1947: the end of the Raj: thirty years of nonviolent protests led by Gandhi forced the British out of the Indian subcontinent, and gave birth to both India and Pakistan

New York Times Upfront, Jan 30, 2006 by Peter Edidin

Mohandas K. Gandhi bent down, grabbed a handful Jof salty mud, and held it up in the air. "With this," he declared, "I am shaking the foundations of the British empire."

It was April 6, 1930, and Gandhi, the 61-year-old Indian nationalist leader, had just completed a 240-mile walk from his home in Ahmedabad to the town of Dandi, on the Arabian Sea. What became known as the Great Salt March had begun 24 days earlier, as Gandhi and 78 followers set out on foot to protest British rule of India.

When they reached their destination, Gandhi, now surrounded by throngs of onlookers, took his muddy mixture and boiled it to make salt--an illegal act, since the British government required taxes to be paid on all salt made or sold in India.

BRITISH INDIA

Gandhi's act of civil disobedience (and the many others he staged, all nonviolent) would eventually help convince the British to give up their prized colony, which was given its independence and partitioned into India and Pakistan in August 1947.

The beginning of British rule in India is usually dated to 1757, when an army assembled by the British East India Company--British investors who wanted to trade with India--defeated the governor of Bengal in a battle near Calcutta.

This private company, with its own troops and powers of taxation, soon became the dominant force on a subcontinent with 400 million people. (The company's highest officers became so rich that their money, some historians have argued, financed the Industrial Revolution in England.)

The East India Company was a brutal and often racist overseer whose indifference helped create and exacerbate famines in the 1770s and '80s.

But colonial rule also brought some benefits, especially after the East India Company was abolished and India became an official British colony in 1858. The British introduced the rail-road and the telegraph, and the English language, which gave educated Indians, who spoke many languages, a common means of communication. And the British legal tradition introduced Western notions of individual and social rights.

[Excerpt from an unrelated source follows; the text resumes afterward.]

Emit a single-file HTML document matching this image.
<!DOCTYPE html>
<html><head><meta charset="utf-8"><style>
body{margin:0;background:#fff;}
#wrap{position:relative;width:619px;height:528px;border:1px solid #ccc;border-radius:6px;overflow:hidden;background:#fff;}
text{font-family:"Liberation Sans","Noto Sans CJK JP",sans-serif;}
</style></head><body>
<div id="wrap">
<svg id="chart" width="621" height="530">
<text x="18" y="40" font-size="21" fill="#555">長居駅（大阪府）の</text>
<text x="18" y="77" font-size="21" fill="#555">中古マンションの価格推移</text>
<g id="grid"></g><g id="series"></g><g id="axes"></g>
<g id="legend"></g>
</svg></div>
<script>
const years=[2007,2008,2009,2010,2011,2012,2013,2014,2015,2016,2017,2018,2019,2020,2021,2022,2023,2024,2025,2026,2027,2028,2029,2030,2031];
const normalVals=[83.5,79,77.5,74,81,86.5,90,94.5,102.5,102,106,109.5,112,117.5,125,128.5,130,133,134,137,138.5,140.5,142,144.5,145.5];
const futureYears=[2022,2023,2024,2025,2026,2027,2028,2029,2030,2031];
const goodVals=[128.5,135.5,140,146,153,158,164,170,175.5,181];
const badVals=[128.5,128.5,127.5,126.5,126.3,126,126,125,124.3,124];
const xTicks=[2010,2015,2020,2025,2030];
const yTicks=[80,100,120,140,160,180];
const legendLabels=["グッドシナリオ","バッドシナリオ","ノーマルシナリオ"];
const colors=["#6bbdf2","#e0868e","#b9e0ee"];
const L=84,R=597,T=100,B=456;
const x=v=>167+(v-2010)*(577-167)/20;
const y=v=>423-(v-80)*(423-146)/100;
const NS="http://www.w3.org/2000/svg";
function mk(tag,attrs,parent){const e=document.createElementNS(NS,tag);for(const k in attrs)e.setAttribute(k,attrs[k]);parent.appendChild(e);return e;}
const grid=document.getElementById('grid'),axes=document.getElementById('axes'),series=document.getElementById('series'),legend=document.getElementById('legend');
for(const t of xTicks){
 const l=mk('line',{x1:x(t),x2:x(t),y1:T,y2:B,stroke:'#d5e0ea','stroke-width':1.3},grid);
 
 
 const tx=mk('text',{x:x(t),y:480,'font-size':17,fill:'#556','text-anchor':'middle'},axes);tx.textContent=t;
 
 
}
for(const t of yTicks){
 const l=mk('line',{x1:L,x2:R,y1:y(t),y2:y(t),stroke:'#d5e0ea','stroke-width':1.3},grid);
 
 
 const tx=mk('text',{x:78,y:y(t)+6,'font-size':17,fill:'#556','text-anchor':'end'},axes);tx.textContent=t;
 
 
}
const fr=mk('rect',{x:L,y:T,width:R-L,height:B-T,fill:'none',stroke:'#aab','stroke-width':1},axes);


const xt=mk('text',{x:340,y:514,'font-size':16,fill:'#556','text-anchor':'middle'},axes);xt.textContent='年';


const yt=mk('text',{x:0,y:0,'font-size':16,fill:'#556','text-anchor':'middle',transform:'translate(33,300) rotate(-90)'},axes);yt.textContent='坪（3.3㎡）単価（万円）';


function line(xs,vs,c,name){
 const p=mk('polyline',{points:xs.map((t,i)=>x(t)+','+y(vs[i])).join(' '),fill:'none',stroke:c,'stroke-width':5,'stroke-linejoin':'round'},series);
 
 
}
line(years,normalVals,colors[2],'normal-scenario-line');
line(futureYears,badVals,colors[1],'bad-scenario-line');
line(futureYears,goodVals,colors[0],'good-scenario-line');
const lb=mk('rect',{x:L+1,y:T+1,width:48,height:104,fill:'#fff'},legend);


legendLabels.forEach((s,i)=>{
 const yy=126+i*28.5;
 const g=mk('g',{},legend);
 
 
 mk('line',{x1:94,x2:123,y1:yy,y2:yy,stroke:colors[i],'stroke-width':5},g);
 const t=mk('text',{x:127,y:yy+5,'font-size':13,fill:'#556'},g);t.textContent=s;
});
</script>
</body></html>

In fact, the greatest leaders of Indian independence--Gandhi, Jawaharlal Nehru (India's first Prime Minister) and Mohammad Ali Jinnah (Pakistan's first Governor General)--were all trained as lawyers in London.

GANDHI EMERGES

While there had been periodic rebellions against British rule, it was after World War I (1914-18) that the drive for self-rule gained traction. During the war, 1.3 million Indians served the British as soldiers or laborers, and the Raj (as the British administration in India was known) promised self-government after the war.

But in 1919, Britain adopted the Rowlatt Acts, giving the government emergency powers, including the right to imprison anyone deemed suspicious. It seemed to be a betrayal of promises of self-rule, and protests broke out.

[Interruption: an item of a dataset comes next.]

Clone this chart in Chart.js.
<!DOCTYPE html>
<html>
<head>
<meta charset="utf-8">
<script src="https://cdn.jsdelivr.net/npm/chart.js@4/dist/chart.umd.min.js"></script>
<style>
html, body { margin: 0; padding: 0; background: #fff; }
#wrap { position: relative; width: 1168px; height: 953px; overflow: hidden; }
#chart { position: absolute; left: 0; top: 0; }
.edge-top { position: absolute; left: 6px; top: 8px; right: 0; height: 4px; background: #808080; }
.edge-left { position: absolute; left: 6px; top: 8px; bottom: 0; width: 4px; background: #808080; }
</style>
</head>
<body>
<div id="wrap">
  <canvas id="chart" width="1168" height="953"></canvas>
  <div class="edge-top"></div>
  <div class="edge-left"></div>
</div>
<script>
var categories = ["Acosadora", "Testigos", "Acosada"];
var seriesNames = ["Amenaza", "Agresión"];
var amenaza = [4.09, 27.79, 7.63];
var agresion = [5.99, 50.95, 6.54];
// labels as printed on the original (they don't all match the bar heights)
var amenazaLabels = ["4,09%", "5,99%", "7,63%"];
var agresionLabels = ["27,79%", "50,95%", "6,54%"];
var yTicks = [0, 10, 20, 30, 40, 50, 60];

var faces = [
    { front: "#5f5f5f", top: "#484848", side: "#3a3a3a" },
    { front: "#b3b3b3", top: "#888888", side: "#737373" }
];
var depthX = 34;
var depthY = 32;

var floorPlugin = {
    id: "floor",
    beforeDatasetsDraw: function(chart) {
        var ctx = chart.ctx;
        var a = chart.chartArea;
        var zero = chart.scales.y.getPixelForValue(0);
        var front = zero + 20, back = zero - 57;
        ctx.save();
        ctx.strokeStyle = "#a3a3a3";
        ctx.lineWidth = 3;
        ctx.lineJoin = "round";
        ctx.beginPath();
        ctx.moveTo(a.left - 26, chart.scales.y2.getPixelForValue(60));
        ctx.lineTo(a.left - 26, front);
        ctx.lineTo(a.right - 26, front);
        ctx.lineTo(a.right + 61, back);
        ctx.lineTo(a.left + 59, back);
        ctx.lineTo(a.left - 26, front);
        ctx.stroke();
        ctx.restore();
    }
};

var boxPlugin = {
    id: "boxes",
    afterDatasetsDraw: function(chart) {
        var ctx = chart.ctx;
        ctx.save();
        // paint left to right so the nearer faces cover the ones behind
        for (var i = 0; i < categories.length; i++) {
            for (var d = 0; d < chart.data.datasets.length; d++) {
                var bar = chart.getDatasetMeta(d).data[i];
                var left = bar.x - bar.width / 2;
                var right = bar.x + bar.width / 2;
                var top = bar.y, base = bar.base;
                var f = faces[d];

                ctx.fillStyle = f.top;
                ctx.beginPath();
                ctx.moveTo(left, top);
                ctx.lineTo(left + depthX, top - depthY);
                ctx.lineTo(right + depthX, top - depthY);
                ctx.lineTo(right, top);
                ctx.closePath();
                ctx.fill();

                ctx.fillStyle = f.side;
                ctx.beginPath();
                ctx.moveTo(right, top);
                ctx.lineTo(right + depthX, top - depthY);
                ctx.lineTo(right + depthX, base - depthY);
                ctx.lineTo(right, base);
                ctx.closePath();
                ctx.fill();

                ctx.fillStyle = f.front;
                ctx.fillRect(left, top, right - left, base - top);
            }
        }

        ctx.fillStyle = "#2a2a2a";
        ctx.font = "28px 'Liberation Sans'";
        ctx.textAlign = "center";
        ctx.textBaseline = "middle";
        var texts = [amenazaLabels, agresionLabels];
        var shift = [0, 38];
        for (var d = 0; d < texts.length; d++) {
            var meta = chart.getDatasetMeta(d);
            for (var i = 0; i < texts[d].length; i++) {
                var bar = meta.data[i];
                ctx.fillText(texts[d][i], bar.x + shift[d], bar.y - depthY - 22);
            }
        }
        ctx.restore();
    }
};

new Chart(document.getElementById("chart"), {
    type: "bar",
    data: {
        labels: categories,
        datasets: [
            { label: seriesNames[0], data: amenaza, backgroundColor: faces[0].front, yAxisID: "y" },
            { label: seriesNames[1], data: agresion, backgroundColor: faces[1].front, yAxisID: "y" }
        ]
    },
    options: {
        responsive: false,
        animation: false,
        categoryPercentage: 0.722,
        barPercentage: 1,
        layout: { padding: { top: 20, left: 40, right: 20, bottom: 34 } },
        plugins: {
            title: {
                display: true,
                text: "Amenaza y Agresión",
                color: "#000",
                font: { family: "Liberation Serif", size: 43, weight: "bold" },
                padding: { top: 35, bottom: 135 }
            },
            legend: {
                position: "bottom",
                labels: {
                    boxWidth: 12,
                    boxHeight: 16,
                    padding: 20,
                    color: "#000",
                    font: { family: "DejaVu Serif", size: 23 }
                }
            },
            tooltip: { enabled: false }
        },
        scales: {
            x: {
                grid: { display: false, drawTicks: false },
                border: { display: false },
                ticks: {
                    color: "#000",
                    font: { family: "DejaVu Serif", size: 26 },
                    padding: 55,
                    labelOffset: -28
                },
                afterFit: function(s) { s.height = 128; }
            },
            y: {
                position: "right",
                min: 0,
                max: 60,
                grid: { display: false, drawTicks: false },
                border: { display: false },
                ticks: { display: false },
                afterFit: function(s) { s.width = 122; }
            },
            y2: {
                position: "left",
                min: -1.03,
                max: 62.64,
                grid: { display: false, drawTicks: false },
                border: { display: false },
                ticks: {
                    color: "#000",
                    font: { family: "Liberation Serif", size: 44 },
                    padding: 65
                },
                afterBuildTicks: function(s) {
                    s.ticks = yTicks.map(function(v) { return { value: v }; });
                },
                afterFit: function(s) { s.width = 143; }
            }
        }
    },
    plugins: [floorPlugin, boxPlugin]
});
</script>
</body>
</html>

This was the moment Gandhi emerged as a national figure. After 21 years in South Africa fighting prejudice against Indian workers there, he had returned to India in 1914 and founded a religious commune near Ahmedabad.

Gandhi was unlike any political leader India had ever seen. He looked like a simple Hindu holy man in his white loincloth and shawl of homespun cotton; he was a vegetarian and espoused nonviolence. But he was a powerful speaker whose quiet delivery before even the biggest crowds made people feel he was addressing them individually. It was Gandhi who transformed the drive for Indian independence into a mass movement.

'NON-COOPERATION'

In response to the Rowlatt Acts, he called for a day of protest in which businesses shut down throughout the country. The British arrested Gandhi and other protest leaders, causing more demonstrations. At one of them, on April 13, 1919, in Amritsar, British forces fired on the unarmed crowd, killing more than 400 people.

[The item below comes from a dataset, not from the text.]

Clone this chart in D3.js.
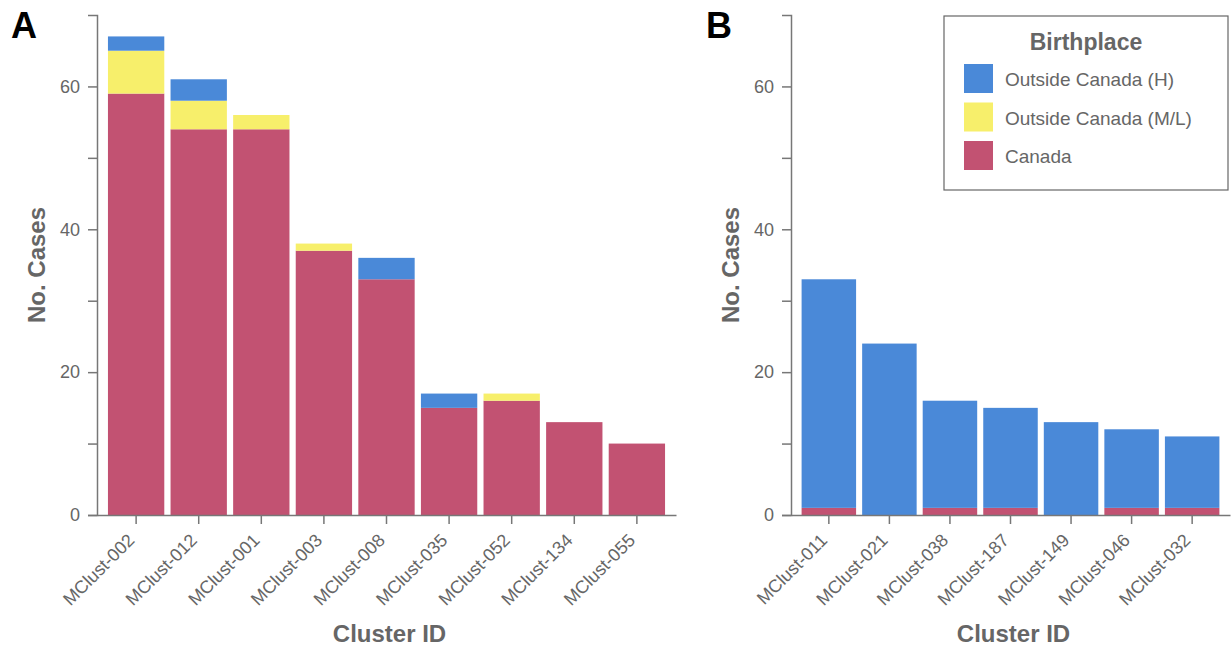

The massacre galvanized Indians, and the leader they rallied around was Gandhi. They began to call him Mahatma ("great soul" in Sanskrit).

Gandhi called for a campaign of "non-cooperation" with the British. Indian children were withdrawn from schools, Indians in public office resigned, and Indians boycotted the legal system. Sitting crowds made streets impassable, refusing to budge when beaten by police. (Blacks in the American South would later copy Gandhi's methods of nonviolent protest during the civil rights movement.)

In 1930, the National Congress (Gandhi's political party) declared its goal of independence from Britain. Gandhi called upon people to refuse to pay the taxes that funded the colonial administration--including the tax on the production and sale of salt, which led to the Great Salt March.

Again, Gandhi was arrested, but tens of thousands of Indians followed his example, making salt at the seaside and submitting to beatings and arrests. The mass demonstrations that followed were a public-relations nightmare for the British, who were forced to release Gandhi in 1931.

TOWARD INDEPENDENCE

When World War II began, Gandhi and Nehru, his longtime political ally, decided not to support the war unless India was granted immediate independence. Britain refused, and Gandhi began a "Quit India" campaign. He was quickly arrested along with as many as 100,000 others, short-circuiting the protests.